[Begin]
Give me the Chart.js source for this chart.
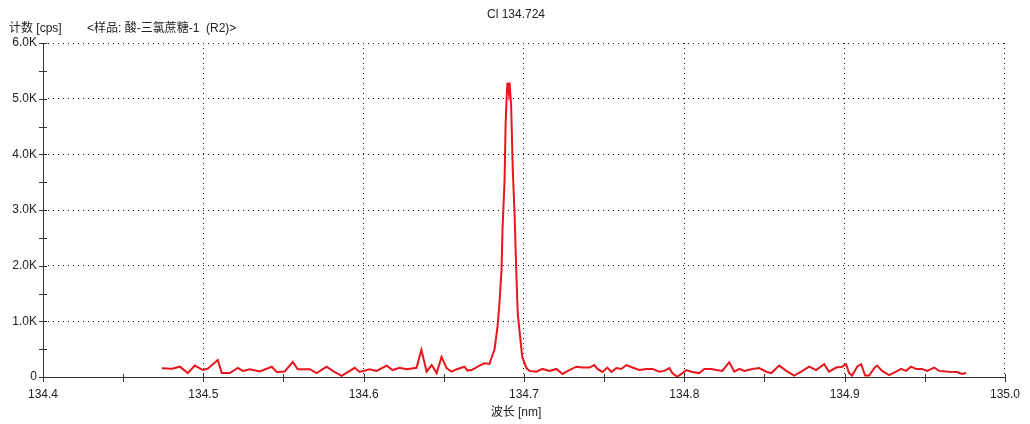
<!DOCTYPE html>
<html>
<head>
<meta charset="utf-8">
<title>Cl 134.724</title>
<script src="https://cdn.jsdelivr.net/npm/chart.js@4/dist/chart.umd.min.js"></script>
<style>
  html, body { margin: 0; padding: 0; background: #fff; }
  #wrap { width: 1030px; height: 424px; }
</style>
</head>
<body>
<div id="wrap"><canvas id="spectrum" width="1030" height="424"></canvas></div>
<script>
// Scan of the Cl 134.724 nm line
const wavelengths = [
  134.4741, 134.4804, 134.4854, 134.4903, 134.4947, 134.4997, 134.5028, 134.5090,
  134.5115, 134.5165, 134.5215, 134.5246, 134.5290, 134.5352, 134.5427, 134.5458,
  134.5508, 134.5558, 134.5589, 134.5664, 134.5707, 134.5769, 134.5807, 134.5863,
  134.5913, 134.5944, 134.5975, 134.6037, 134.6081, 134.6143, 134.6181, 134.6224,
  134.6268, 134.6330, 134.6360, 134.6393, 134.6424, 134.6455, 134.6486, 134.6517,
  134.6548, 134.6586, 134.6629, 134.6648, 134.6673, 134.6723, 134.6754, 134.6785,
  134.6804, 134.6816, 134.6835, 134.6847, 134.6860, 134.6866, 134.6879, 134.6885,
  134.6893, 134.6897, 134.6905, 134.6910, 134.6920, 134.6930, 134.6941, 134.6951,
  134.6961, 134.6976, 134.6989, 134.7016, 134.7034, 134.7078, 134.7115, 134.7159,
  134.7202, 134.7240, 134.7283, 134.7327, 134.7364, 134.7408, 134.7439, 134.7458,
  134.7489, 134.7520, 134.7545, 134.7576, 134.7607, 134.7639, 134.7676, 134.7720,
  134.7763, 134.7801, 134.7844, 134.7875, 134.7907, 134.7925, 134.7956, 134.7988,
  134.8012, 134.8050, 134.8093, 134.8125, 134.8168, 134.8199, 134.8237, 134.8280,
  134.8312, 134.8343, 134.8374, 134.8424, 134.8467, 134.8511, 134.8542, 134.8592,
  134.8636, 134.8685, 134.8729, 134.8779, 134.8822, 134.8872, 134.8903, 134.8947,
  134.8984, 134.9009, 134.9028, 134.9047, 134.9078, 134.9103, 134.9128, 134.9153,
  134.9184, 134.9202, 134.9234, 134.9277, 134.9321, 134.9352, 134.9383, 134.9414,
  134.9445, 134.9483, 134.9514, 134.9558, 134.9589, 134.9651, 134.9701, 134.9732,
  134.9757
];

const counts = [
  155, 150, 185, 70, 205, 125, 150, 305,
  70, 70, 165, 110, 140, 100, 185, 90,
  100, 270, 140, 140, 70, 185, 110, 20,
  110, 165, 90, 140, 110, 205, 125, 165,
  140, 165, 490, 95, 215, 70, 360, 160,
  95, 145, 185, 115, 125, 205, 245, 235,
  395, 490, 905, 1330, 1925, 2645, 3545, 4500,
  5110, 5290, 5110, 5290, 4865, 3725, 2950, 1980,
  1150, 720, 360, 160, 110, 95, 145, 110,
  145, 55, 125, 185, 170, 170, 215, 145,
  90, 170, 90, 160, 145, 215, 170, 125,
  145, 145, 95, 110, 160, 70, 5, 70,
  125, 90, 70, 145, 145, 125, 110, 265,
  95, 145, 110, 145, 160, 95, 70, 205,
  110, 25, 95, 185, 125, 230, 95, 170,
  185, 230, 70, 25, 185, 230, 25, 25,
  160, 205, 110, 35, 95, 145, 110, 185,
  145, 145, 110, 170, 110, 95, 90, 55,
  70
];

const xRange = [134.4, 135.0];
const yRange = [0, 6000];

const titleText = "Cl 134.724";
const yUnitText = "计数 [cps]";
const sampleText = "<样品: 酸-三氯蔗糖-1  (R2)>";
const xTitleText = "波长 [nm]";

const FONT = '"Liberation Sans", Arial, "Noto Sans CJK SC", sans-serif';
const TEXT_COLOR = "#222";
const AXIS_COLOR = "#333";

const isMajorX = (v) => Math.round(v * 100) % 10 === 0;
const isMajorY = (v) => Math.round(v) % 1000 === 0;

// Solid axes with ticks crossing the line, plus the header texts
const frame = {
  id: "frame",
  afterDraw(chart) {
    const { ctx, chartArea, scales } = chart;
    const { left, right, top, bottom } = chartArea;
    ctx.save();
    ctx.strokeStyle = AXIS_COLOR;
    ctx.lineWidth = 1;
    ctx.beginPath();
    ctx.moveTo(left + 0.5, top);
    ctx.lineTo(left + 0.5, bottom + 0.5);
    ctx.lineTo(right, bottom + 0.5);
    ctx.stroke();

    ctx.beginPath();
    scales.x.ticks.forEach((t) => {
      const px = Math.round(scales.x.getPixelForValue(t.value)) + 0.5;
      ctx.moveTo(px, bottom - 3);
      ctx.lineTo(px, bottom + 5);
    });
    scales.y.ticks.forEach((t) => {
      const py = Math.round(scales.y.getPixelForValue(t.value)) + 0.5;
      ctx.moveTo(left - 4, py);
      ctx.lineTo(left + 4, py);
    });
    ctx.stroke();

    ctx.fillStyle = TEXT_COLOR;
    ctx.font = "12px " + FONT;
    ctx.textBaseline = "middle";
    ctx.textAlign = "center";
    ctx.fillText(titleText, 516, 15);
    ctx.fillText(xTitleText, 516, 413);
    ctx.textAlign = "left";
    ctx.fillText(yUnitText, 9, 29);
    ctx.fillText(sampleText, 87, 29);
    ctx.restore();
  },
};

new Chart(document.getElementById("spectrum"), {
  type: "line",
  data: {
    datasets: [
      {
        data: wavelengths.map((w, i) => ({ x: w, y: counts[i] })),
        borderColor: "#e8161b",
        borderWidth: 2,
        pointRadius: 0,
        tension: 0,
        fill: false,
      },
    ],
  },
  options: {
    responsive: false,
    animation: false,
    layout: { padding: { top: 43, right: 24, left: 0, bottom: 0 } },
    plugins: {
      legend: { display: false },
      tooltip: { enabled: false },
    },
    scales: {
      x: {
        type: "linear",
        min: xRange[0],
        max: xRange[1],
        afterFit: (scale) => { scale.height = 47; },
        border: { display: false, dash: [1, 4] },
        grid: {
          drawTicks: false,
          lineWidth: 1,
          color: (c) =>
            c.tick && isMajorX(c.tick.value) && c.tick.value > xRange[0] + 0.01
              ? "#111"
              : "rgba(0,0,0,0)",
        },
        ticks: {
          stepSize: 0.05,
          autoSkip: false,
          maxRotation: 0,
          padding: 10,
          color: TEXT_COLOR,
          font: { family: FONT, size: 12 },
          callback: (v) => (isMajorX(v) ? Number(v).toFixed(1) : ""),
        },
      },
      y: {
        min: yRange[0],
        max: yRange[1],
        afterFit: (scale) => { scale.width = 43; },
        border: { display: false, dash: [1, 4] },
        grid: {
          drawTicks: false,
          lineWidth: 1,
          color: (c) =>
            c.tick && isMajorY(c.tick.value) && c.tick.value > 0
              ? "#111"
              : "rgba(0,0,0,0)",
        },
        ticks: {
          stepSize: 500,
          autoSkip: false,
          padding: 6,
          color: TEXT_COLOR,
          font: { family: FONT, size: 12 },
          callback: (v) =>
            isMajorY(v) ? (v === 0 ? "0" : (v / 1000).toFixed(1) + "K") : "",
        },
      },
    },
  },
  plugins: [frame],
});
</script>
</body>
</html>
[End]
_Problem details:_
Drop the images and repeat the data exactly.

_Expected answer:_
Give me the Chart.js source for this chart.
<!DOCTYPE html>
<html>
<head>
<meta charset="utf-8">
<title>Cl 134.724</title>
<script src="https://cdn.jsdelivr.net/npm/chart.js@4/dist/chart.umd.min.js"></script>
<style>
  html, body { margin: 0; padding: 0; background: #fff; }
  #wrap { width: 1030px; height: 424px; }
</style>
</head>
<body>
<div id="wrap"><canvas id="spectrum" width="1030" height="424"></canvas></div>
<script>
// Scan of the Cl 134.724 nm line
const wavelengths = [
  134.4741, 134.4804, 134.4854, 134.4903, 134.4947, 134.4997, 134.5028, 134.5090,
  134.5115, 134.5165, 134.5215, 134.5246, 134.5290, 134.5352, 134.5427, 134.5458,
  134.5508, 134.5558, 134.5589, 134.5664, 134.5707, 134.5769, 134.5807, 134.5863,
  134.5913, 134.5944, 134.5975, 134.6037, 134.6081, 134.6143, 134.6181, 134.6224,
  134.6268, 134.6330, 134.6360, 134.6393, 134.6424, 134.6455, 134.6486, 134.6517,
  134.6548, 134.6586, 134.6629, 134.6648, 134.6673, 134.6723, 134.6754, 134.6785,
  134.6804, 134.6816, 134.6835, 134.6847, 134.6860, 134.6866, 134.6879, 134.6885,
  134.6893, 134.6897, 134.6905, 134.6910, 134.6920, 134.6930, 134.6941, 134.6951,
  134.6961, 134.6976, 134.6989, 134.7016, 134.7034, 134.7078, 134.7115, 134.7159,
  134.7202, 134.7240, 134.7283, 134.7327, 134.7364, 134.7408, 134.7439, 134.7458,
  134.7489, 134.7520, 134.7545, 134.7576, 134.7607, 134.7639, 134.7676, 134.7720,
  134.7763, 134.7801, 134.7844, 134.7875, 134.7907, 134.7925, 134.7956, 134.7988,
  134.8012, 134.8050, 134.8093, 134.8125, 134.8168, 134.8199, 134.8237, 134.8280,
  134.8312, 134.8343, 134.8374, 134.8424, 134.8467, 134.8511, 134.8542, 134.8592,
  134.8636, 134.8685, 134.8729, 134.8779, 134.8822, 134.8872, 134.8903, 134.8947,
  134.8984, 134.9009, 134.9028, 134.9047, 134.9078, 134.9103, 134.9128, 134.9153,
  134.9184, 134.9202, 134.9234, 134.9277, 134.9321, 134.9352, 134.9383, 134.9414,
  134.9445, 134.9483, 134.9514, 134.9558, 134.9589, 134.9651, 134.9701, 134.9732,
  134.9757
];

const counts = [
  155, 150, 185, 70, 205, 125, 150, 305,
  70, 70, 165, 110, 140, 100, 185, 90,
  100, 270, 140, 140, 70, 185, 110, 20,
  110, 165, 90, 140, 110, 205, 125, 165,
  140, 165, 490, 95, 215, 70, 360, 160,
  95, 145, 185, 115, 125, 205, 245, 235,
  395, 490, 905, 1330, 1925, 2645, 3545, 4500,
  5110, 5290, 5110, 5290, 4865, 3725, 2950, 1980,
  1150, 720, 360, 160, 110, 95, 145, 110,
  145, 55, 125, 185, 170, 170, 215, 145,
  90, 170, 90, 160, 145, 215, 170, 125,
  145, 145, 95, 110, 160, 70, 5, 70,
  125, 90, 70, 145, 145, 125, 110, 265,
  95, 145, 110, 145, 160, 95, 70, 205,
  110, 25, 95, 185, 125, 230, 95, 170,
  185, 230, 70, 25, 185, 230, 25, 25,
  160, 205, 110, 35, 95, 145, 110, 185,
  145, 145, 110, 170, 110, 95, 90, 55,
  70
];

const xRange = [134.4, 135.0];
const yRange = [0, 6000];

const titleText = "Cl 134.724";
const yUnitText = "计数 [cps]";
const sampleText = "<样品: 酸-三氯蔗糖-1  (R2)>";
const xTitleText = "波长 [nm]";

const FONT = '"Liberation Sans", Arial, "Noto Sans CJK SC", sans-serif';
const TEXT_COLOR = "#222";
const AXIS_COLOR = "#333";

const isMajorX = (v) => Math.round(v * 100) % 10 === 0;
const isMajorY = (v) => Math.round(v) % 1000 === 0;

// Solid axes with ticks crossing the line, plus the header texts
const frame = {
  id: "frame",
  afterDraw(chart) {
    const { ctx, chartArea, scales } = chart;
    const { left, right, top, bottom } = chartArea;
    ctx.save();
    ctx.strokeStyle = AXIS_COLOR;
    ctx.lineWidth = 1;
    ctx.beginPath();
    ctx.moveTo(left + 0.5, top);
    ctx.lineTo(left + 0.5, bottom + 0.5);
    ctx.lineTo(right, bottom + 0.5);
    ctx.stroke();

    ctx.beginPath();
    scales.x.ticks.forEach((t) => {
      const px = Math.round(scales.x.getPixelForValue(t.value)) + 0.5;
      ctx.moveTo(px, bottom - 3);
      ctx.lineTo(px, bottom + 5);
    });
    scales.y.ticks.forEach((t) => {
      const py = Math.round(scales.y.getPixelForValue(t.value)) + 0.5;
      ctx.moveTo(left - 4, py);
      ctx.lineTo(left + 4, py);
    });
    ctx.stroke();

    ctx.fillStyle = TEXT_COLOR;
    ctx.font = "12px " + FONT;
    ctx.textBaseline = "middle";
    ctx.textAlign = "center";
    ctx.fillText(titleText, 516, 15);
    ctx.fillText(xTitleText, 516, 413);
    ctx.textAlign = "left";
    ctx.fillText(yUnitText, 9, 29);
    ctx.fillText(sampleText, 87, 29);
    ctx.restore();
  },
};

new Chart(document.getElementById("spectrum"), {
  type: "line",
  data: {
    datasets: [
      {
        data: wavelengths.map((w, i) => ({ x: w, y: counts[i] })),
        borderColor: "#e8161b",
        borderWidth: 2,
        pointRadius: 0,
        tension: 0,
        fill: false,
      },
    ],
  },
  options: {
    responsive: false,
    animation: false,
    layout: { padding: { top: 43, right: 24, left: 0, bottom: 0 } },
    plugins: {
      legend: { display: false },
      tooltip: { enabled: false },
    },
    scales: {
      x: {
        type: "linear",
        min: xRange[0],
        max: xRange[1],
        afterFit: (scale) => { scale.height = 47; },
        border: { display: false, dash: [1, 4] },
        grid: {
          drawTicks: false,
          lineWidth: 1,
          color: (c) =>
            c.tick && isMajorX(c.tick.value) && c.tick.value > xRange[0] + 0.01
              ? "#111"
              : "rgba(0,0,0,0)",
        },
        ticks: {
          stepSize: 0.05,
          autoSkip: false,
          maxRotation: 0,
          padding: 10,
          color: TEXT_COLOR,
          font: { family: FONT, size: 12 },
          callback: (v) => (isMajorX(v) ? Number(v).toFixed(1) : ""),
        },
      },
      y: {
        min: yRange[0],
        max: yRange[1],
        afterFit: (scale) => { scale.width = 43; },
        border: { display: false, dash: [1, 4] },
        grid: {
          drawTicks: false,
          lineWidth: 1,
          color: (c) =>
            c.tick && isMajorY(c.tick.value) && c.tick.value > 0
              ? "#111"
              : "rgba(0,0,0,0)",
        },
        ticks: {
          stepSize: 500,
          autoSkip: false,
          padding: 6,
          color: TEXT_COLOR,
          font: { family: FONT, size: 12 },
          callback: (v) =>
            isMajorY(v) ? (v === 0 ? "0" : (v / 1000).toFixed(1) + "K") : "",
        },
      },
    },
  },
  plugins: [frame],
});
</script>
</body>
</html>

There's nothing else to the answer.